On another day in another place, however, the sun was setting on the mortal ministry of the Messiah as he departed the temple at Jerusalem for the last time. Climbing atop the Mount of Olives with his disciples, the Savior prophesied the cataclysmic events that would precede the destruction of Jerusalem and his second coming. He then issued this portentous admonition to his disciples, ancient and modern: “Then you shall stand in the holy place; whoso readeth let him understand” (JS—M 1:12; emphasis added; see also Matt. 24:15). Latter-day revelations provide understanding. They teach that in our day, amidst strife and catastrophe and pestilence, there are two kingdoms locked in grim struggle for the souls of men—Zion and Babylon. More than once they repeat the injunction to “stand in holy places” for a refuge from these storms of latter-day life (D&C 45:32; see also D&C 87:8; D&C 101:16–23). Prominent among such holy places, and key to all the others, is the temple of the Lord.

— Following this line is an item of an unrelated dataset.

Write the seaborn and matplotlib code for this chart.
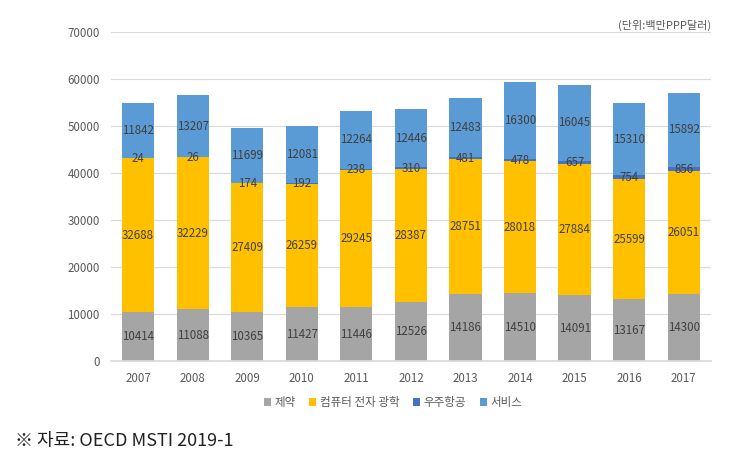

The words Zion and temple belong in the same sentence together. In August 1833, as Saints attempted against much persecution to establish a geographic Zion in Jackson County, Missouri, the Prophet Joseph Smith was counseled in revelation to build a house unto the Lord “for the salvation of Zion” (D&C 97:12). The temple is the key to salvation, it said, because it is a place of thanksgiving, a place of instruction, and a place of understanding “in all things” (see D&C 97:12–14). Then comes this glorious promise: “Yea, and my presence shall be there, for I will come into it, and all the pure in heart that shall come into it shall see God. … Therefore, … let Zion rejoice, for this is Zion—the pure in heart; therefore, let Zion rejoice, while all the wicked shall mourn” (D&C 97:16, 21; emphasis added). For Zion, the pure in heart, the temple holds the key that unlocks holy places—places of rejoicing—while those in Babylon’s byways are condemned to mourn.

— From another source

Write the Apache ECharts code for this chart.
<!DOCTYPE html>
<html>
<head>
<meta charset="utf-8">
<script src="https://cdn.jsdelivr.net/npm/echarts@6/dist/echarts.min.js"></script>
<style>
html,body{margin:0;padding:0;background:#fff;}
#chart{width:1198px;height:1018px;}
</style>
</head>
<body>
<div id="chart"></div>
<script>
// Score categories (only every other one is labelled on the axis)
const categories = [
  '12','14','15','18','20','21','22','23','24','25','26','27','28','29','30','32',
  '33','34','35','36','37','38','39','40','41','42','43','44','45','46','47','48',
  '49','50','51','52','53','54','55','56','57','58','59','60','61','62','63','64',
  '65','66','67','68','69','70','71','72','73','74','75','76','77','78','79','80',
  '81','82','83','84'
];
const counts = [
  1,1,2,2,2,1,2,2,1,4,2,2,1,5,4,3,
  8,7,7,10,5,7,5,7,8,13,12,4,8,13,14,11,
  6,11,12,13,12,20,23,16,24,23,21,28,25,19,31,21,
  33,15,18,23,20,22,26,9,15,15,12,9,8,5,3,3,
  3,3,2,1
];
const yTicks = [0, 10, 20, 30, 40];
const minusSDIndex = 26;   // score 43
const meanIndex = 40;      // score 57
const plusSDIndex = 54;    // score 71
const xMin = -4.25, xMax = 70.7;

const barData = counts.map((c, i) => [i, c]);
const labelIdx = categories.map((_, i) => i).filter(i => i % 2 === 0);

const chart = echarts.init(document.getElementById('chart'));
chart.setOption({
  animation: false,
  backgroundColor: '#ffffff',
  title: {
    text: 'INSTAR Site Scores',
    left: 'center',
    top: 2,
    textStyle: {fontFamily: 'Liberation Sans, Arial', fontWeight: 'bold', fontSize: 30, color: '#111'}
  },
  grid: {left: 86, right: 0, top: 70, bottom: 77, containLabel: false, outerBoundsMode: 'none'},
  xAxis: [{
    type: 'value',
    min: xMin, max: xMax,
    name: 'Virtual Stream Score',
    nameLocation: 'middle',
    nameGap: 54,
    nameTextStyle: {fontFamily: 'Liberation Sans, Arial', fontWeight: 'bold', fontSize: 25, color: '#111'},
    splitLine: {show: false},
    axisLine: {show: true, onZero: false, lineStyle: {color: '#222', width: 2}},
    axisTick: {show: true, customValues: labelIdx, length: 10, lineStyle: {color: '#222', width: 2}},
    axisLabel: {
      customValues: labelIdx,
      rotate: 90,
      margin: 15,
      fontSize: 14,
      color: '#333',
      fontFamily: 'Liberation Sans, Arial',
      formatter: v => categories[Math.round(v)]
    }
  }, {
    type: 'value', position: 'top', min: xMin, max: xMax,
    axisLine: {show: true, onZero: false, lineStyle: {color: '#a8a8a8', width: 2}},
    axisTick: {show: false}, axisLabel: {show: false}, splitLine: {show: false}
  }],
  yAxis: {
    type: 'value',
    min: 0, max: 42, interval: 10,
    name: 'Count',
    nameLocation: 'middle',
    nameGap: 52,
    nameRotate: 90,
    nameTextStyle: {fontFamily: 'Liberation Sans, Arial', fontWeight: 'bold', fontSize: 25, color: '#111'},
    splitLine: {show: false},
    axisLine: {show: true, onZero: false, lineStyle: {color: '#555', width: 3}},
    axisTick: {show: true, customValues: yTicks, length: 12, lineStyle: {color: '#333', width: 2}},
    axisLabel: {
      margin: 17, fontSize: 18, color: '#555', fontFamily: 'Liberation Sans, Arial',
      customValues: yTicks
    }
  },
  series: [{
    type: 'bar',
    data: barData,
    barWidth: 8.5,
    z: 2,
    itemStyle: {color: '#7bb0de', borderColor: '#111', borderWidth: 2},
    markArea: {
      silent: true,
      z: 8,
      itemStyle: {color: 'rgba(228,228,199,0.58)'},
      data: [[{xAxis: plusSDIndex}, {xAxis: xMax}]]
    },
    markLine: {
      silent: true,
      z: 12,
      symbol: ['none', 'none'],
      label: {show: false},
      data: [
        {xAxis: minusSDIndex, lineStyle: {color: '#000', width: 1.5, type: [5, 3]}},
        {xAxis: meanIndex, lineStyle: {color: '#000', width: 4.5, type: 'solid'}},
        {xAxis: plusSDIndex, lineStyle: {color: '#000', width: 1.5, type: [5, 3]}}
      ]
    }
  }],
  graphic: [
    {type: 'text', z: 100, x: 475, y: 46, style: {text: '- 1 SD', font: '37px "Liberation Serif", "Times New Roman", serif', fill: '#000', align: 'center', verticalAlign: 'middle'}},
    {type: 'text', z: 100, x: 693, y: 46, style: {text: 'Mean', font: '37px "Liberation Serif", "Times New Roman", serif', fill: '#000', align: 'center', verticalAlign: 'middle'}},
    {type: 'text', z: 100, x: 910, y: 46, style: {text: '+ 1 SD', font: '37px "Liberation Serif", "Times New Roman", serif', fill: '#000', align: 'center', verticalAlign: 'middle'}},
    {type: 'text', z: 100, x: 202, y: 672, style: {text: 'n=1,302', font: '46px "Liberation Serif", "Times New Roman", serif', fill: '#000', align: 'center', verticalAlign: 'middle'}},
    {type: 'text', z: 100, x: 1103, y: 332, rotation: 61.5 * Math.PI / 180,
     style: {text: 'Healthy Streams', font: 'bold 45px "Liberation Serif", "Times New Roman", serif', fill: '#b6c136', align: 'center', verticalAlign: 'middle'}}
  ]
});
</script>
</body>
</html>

I was to bid my dear wife good-bye twice more during the tumultuous years of the Vietnam War. In a later year we would stand together and say farewell as a five-year-old son slipped from this world across the veiled threshold into the next; and, later still, we would welcome a handicapped daughter into mortality. Life has brought us its challenges, as it does to all. But through the years I have come to appreciate the wisdom of a dear friend, a patriarch and temple sealer. “Lance,” he said, “the joy I receive is more than just being in the temple. The temple is in me! And when I leave the temple, its peace goes with me.”
So it can be for every righteous soul. When we visit the temple as often as distance and individual circumstance permit, the temple will be in us. Then, despite the buffetings of life, we will always be in a holy place. The house of the Lord beckons to all who would be numbered with Zion: “Come ye, and let us go up to the mountain of the Lord, to the house of the God of Jacob; and he will teach us of his ways, and we will walk in his paths” (Isa. 2:3).
The day of the San Diego California Temple dedication attended by our stake, I came into the celestial room a few minutes early, accompanied by my daughter and one of my sons. My dear Pat was directing the choir. As though joined by angels, they rehearsed these magnificent words from a beloved Latter-day Saint hymn—a hymn we sang only moments ago:
High on the mountain top
A banner is unfurled.
Ye nations, now look up;
It waves to all the world.
In Deseret’s sweet, peaceful land,
On Zion’s mount behold it stand!
(Hymns, 1985, no. 5)
Pat’s eyes met mine. For a brief moment I was transported back across the years, past the challenges and the heartaches to that wonderful day when together we had entered the house of the Lord. I drew my children close. In that instant a wonderful, celestial feeling swelled my breast. I knew I was in a holy place. I felt a peace as I had on that dark night so many years ago—and again I rejoiced. In the name of Jesus Christ, amen.